▶ [Stated goal]
Set the listing down again in full, word for word, with the pictures left out.

+++++

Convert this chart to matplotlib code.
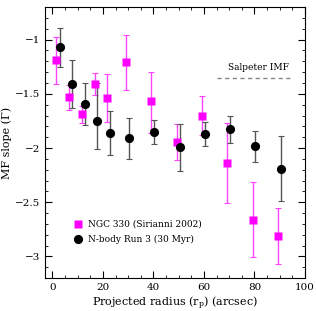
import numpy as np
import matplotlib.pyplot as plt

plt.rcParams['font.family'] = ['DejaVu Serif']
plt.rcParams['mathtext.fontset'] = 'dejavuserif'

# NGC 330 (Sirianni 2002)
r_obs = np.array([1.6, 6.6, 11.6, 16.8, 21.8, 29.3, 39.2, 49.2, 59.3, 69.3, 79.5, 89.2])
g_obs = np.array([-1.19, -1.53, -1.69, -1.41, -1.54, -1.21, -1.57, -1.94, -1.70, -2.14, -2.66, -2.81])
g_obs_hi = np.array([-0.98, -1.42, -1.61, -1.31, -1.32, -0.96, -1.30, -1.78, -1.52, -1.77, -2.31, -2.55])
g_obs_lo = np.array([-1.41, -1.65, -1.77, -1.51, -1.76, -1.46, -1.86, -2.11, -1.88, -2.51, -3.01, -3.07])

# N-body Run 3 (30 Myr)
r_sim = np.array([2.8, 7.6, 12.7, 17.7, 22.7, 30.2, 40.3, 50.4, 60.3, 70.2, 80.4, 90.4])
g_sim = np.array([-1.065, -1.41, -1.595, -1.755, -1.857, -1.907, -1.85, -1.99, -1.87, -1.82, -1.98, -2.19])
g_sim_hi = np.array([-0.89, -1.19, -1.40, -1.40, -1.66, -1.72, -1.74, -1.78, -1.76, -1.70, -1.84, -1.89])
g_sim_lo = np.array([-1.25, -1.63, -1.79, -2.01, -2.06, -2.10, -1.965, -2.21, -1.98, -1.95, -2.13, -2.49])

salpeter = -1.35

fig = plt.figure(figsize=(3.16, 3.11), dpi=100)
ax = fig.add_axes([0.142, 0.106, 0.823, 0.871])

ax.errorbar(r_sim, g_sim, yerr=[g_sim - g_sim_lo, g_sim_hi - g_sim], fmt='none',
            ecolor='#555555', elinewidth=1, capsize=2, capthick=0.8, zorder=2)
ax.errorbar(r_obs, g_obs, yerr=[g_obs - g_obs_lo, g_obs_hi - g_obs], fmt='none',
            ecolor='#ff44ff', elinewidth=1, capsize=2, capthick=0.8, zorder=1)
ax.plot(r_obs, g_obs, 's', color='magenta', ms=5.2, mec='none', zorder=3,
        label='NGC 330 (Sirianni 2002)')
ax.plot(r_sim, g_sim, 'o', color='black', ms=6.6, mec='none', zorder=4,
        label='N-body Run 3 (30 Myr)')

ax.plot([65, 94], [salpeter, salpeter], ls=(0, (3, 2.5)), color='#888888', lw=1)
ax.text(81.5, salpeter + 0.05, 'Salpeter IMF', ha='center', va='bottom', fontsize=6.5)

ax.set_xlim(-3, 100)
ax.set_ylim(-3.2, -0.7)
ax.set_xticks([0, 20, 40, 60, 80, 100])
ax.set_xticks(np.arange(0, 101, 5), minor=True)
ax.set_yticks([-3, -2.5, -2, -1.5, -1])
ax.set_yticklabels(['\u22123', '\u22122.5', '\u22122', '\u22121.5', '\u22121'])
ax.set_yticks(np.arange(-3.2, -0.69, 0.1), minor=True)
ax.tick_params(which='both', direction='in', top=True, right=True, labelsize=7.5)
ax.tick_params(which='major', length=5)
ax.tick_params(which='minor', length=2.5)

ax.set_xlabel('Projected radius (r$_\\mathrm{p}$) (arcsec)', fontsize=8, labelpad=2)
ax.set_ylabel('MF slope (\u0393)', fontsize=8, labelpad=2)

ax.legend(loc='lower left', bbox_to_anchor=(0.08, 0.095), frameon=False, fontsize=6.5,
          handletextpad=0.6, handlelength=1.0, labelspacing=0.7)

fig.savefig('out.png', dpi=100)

+++++

▶ [Task response]
Convert this chart to matplotlib code.
import numpy as np
import matplotlib.pyplot as plt

plt.rcParams['font.family'] = ['DejaVu Serif']
plt.rcParams['mathtext.fontset'] = 'dejavuserif'

# NGC 330 (Sirianni 2002)
r_obs = np.array([1.6, 6.6, 11.6, 16.8, 21.8, 29.3, 39.2, 49.2, 59.3, 69.3, 79.5, 89.2])
g_obs = np.array([-1.19, -1.53, -1.69, -1.41, -1.54, -1.21, -1.57, -1.94, -1.70, -2.14, -2.66, -2.81])
g_obs_hi = np.array([-0.98, -1.42, -1.61, -1.31, -1.32, -0.96, -1.30, -1.78, -1.52, -1.77, -2.31, -2.55])
g_obs_lo = np.array([-1.41, -1.65, -1.77, -1.51, -1.76, -1.46, -1.86, -2.11, -1.88, -2.51, -3.01, -3.07])

# N-body Run 3 (30 Myr)
r_sim = np.array([2.8, 7.6, 12.7, 17.7, 22.7, 30.2, 40.3, 50.4, 60.3, 70.2, 80.4, 90.4])
g_sim = np.array([-1.065, -1.41, -1.595, -1.755, -1.857, -1.907, -1.85, -1.99, -1.87, -1.82, -1.98, -2.19])
g_sim_hi = np.array([-0.89, -1.19, -1.40, -1.40, -1.66, -1.72, -1.74, -1.78, -1.76, -1.70, -1.84, -1.89])
g_sim_lo = np.array([-1.25, -1.63, -1.79, -2.01, -2.06, -2.10, -1.965, -2.21, -1.98, -1.95, -2.13, -2.49])

salpeter = -1.35

fig = plt.figure(figsize=(3.16, 3.11), dpi=100)
ax = fig.add_axes([0.142, 0.106, 0.823, 0.871])

ax.errorbar(r_sim, g_sim, yerr=[g_sim - g_sim_lo, g_sim_hi - g_sim], fmt='none',
            ecolor='#555555', elinewidth=1, capsize=2, capthick=0.8, zorder=2)
ax.errorbar(r_obs, g_obs, yerr=[g_obs - g_obs_lo, g_obs_hi - g_obs], fmt='none',
            ecolor='#ff44ff', elinewidth=1, capsize=2, capthick=0.8, zorder=1)
ax.plot(r_obs, g_obs, 's', color='magenta', ms=5.2, mec='none', zorder=3,
        label='NGC 330 (Sirianni 2002)')
ax.plot(r_sim, g_sim, 'o', color='black', ms=6.6, mec='none', zorder=4,
        label='N-body Run 3 (30 Myr)')

ax.plot([65, 94], [salpeter, salpeter], ls=(0, (3, 2.5)), color='#888888', lw=1)
ax.text(81.5, salpeter + 0.05, 'Salpeter IMF', ha='center', va='bottom', fontsize=6.5)

ax.set_xlim(-3, 100)
ax.set_ylim(-3.2, -0.7)
ax.set_xticks([0, 20, 40, 60, 80, 100])
ax.set_xticks(np.arange(0, 101, 5), minor=True)
ax.set_yticks([-3, -2.5, -2, -1.5, -1])
ax.set_yticklabels(['\u22123', '\u22122.5', '\u22122', '\u22121.5', '\u22121'])
ax.set_yticks(np.arange(-3.2, -0.69, 0.1), minor=True)
ax.tick_params(which='both', direction='in', top=True, right=True, labelsize=7.5)
ax.tick_params(which='major', length=5)
ax.tick_params(which='minor', length=2.5)

ax.set_xlabel('Projected radius (r$_\\mathrm{p}$) (arcsec)', fontsize=8, labelpad=2)
ax.set_ylabel('MF slope (\u0393)', fontsize=8, labelpad=2)

ax.legend(loc='lower left', bbox_to_anchor=(0.08, 0.095), frameon=False, fontsize=6.5,
          handletextpad=0.6, handlelength=1.0, labelspacing=0.7)

fig.savefig('out.png', dpi=100)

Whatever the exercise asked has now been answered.